History of the Summer Solstice

Back to a time when there were no clocks or calendars, people from many cultures relied on the movements of the sun and the stars to keep track of time and calculate the beginning and the ending of the seasons. It was important to keep track of the skies and other astronomical events because they were useful to plan their daily lives around their crop cycles, such as harvest and planting seasons, as well as other economic and religious activities.

Some ancient cultures like the Egyptians, Greeks, and Romans considered the summer solstice as a time of fertility, abundance, and the renewal of life and celebrated it as such. For many of these cultures, the summer solstice was a day to pay tribute to the sun god or goddess in their religion’s pantheon. Such was the case with the Greeks, who also considered the solstice as the start of their calendar year, would honor Cronus, the patron of agriculture, through the festival of Kronia, while the Romans marked the occasion with a festival dedicated to Vesta, the goddess of the hearth and home. The ancient Egyptians, on the other hand, celebrated the solstice as the beginning of the Nile flood season, which was critical for agriculture in the region, and paid tribute to their sun god Ra.

The summer solstice is an important spiritual and cultural event in many indigenous cultures as well. Native American tribes in North America hold traditional ceremonies and dances during the summer solstice celebrations. Further to the south, the Inca people honored the sun god Inti with a 15-day festival called Inti Raymi, full of dances, ceremonies and sacrifices to the god.

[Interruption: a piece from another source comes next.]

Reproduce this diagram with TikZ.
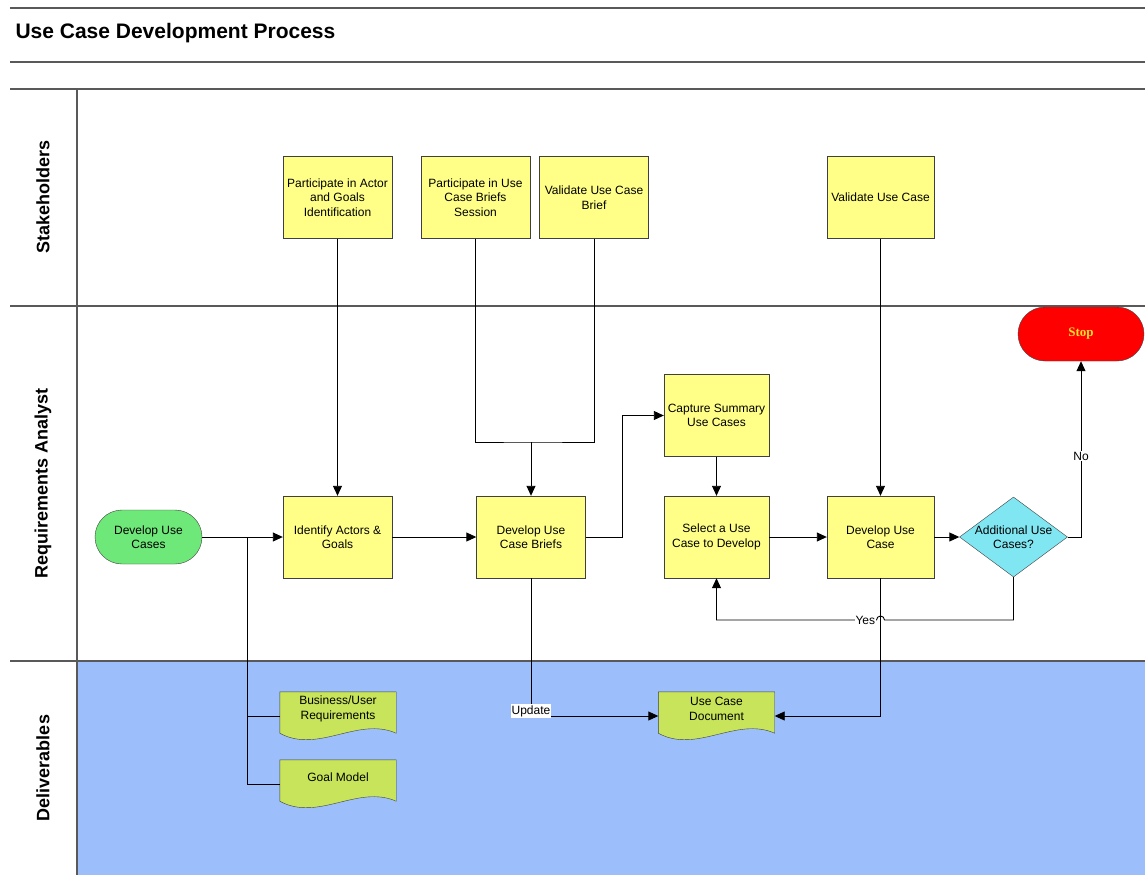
\documentclass[tikz,border=0pt]{standalone}
\usepackage{fontspec}
\setmainfont{Liberation Sans}
\newfontfamily\stopfont{Liberation Serif}
\usetikzlibrary{shapes.misc,shapes.geometric,arrows.meta,calc}
\definecolor{boxyellow}{HTML}{FFFF88}
\definecolor{startgreen}{HTML}{6EE878}
\definecolor{diacyan}{HTML}{80E6F2}
\definecolor{docgreen}{HTML}{C8E45A}
\definecolor{laneblue}{HTML}{9CBEFA}
\definecolor{stopyellow}{HTML}{FFE030}
\pgfdeclarelayer{bg}
\pgfdeclarelayer{docs}
\pgfsetlayers{bg,docs,main}
\begin{document}
\begin{tikzpicture}[x=1pt,y=-1pt,
  lane/.style={draw=black!65,line width=1.1pt},
  proc/.style={rectangle,draw=black!75,fill=boxyellow,minimum width=109,minimum height=82,inner sep=1pt,align=center,font=\fontsize{12}{14.5}\selectfont},
  term/.style={rounded rectangle,draw=black!75,minimum height=54,inner sep=1pt,align=center,font=\fontsize{12}{14.5}\selectfont},
  doc/.style={rectangle,minimum width=116,minimum height=48,inner sep=0pt},
  doctext/.style={align=center,yshift=7pt,font=\fontsize{12}{14.5}\selectfont},
  docshape/.style={draw=black!75,fill=docgreen},
  conn/.style={draw=black,line width=0.9pt},
  arr/.style={conn,-{Triangle[length=10pt,width=9pt]}},
  lbl/.style={fill=white,inner sep=1pt,font=\fontsize{12}{14}\selectfont},
  lanelbl/.style={rotate=90,font=\fontsize{18}{20}\selectfont\bfseries}
]
\useasboundingbox (0,0) rectangle (1145,875);
\begin{pgfonlayer}{bg}
\fill[white] (0,0) rectangle (1145,875);
\fill[laneblue] (77,661) rectangle (1145,875);
\end{pgfonlayer}

% frame lines
\draw[lane] (10,8) -- (1145,8);
\draw[lane] (10,62) -- (1145,62);
\draw[lane] (10,89) -- (1145,89);
\draw[lane] (10,306) -- (1145,306);
\draw[lane] (10,661) -- (1145,661);
\draw[lane] (77,89) -- (77,875);

\node[anchor=west,font=\fontsize{21}{24}\selectfont\bfseries] (title) at (12,33) {Use Case Development Process};
\node[lanelbl] (l1) at (43,197) {Stakeholders};
\node[lanelbl] (l2) at (43,483) {Requirements Analyst};
\node[lanelbl] (l3) at (43,768) {Deliverables};

% stakeholder tasks
\node[proc] (pa) at (337.5,197.5) {Participate in Actor\\and Goals\\Identification};
\node[proc] (pb) at (475.5,197.5) {Participate in Use\\Case Briefs\\Session};
\node[proc] (vb) at (594,197.5) {Validate Use Case\\Brief};
\node[proc,minimum width=107] (vu) at (880.5,197.5) {Validate Use Case};

% analyst tasks
\node[term,fill=startgreen,minimum width=109] (st) at (148.5,537) {Develop Use\\Cases};
\node[proc] (ia) at (337.5,537) {Identify Actors \&\\Goals};
\node[proc] (db) at (531,537) {Develop Use\\Case Briefs};
\node[proc,minimum width=105] (cs) at (716.5,415.5) {Capture Summary\\Use Cases};
\node[proc,minimum width=105] (sel) at (716.5,537) {Select a Use\\Case to Develop};
\node[proc,minimum width=107] (du) at (880.5,537) {Develop Use\\Case};
\node[diamond,draw=black!75,fill=diacyan,minimum width=108,minimum height=80,inner sep=0pt,
  label={[align=center,font=\fontsize{12}{14.5}\selectfont]center:Additional Use\\Cases?}] (dia) at (1013.5,537) {};
\node[term,fill=red,minimum width=128,font=\stopfont\bfseries\fontsize{13}{15}\selectfont,text=stopyellow] (stop) at (1081,334) {Stop};

% deliverables
\node[doc,label={[doctext]center:Business/User\\Requirements}] (br) at (338,716) {};
\node[doc,label={[doctext]center:Goal Model}] (gm) at (338,784) {};
\node[doc,label={[doctext]center:Use Case\\Document}] (ucd) at (716.5,716) {};
\begin{pgfonlayer}{docs}
\foreach \n in {br,gm,ucd}{
  \draw[docshape] (\n.north west) -- (\n.north east) -- ($(\n.south east)+(0,-7)$)
    .. controls ($(\n.south)+(20,-24)$) and ($(\n.south)+(-20,14)$) .. ($(\n.south west)+(0,-7)$) -- cycle;
}
\end{pgfonlayer}

% connectors
\coordinate (j1) at (247,537);
\coordinate (jb) at (531,442);
\coordinate (yl) at (0,620);
\draw[arr] (st.east) -- (ia.west);
\draw[conn] (j1) |- (gm.west);
\draw[conn] (j1 |- br.west) -- (br.west);
\draw[arr] (pa.south) -- (ia.north);
\draw[arr] (ia.east) -- (db.west);
\draw[conn] (pb.south) |- (jb) -| (vb.south);
\draw[arr] (jb) -- (db.north);
\draw[arr] (db.east) -- ++(37,0) |- (cs.west);
\draw[arr] (cs.south) -- (sel.north);
\draw[arr] (sel.east) -- (du.west);
\draw[arr] (vu.south) -- (du.north);
\draw[arr] (du.east) -- (dia.west);
\draw[arr] (dia.east) -| node[lbl,pos=0.73]{No} (stop.south);
\draw[arr] (du.south) |- (ucd.east);
\draw[arr] (dia.south) -- (dia.south |- yl) -- (884.5,620) arc[start angle=0,end angle=-180,radius=4]
  -- node[lbl,pos=0.07]{Yes} (sel.south |- yl) -- (sel.south);
\draw[arr] (db.south) |- node[lbl,pos=0.5,yshift=5pt]{Update} (ucd.west);
\end{tikzpicture}
\end{document}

In recent times, the summer solstice celebration became more commonly associated with magic, evil spirits and Paganism, while still keeping the tradition of worshiping the sun and doing bonfires and rituals to ensure good fortune.

How to Celebrate the Summer Solstice

There are many things to do to prepare for the arrival of the summer season. People can embrace the colors of the sun and dress in sun-themed clothing full of yellow, orange and gold. The same concept applies to food, so fruits and vegetables shaped or resembling the sun take the spotlight, such as oranges, lemons, mangoes, peaches, corn and tomatoes. And since the weather is nice to enjoy outdoor activities, everyone can attend music festivals and bonfires, full of dancing and singing, as well as spiritual gatherings and cultural events in honor of the solstice. Not to mention watching the sunrise, and even meditating!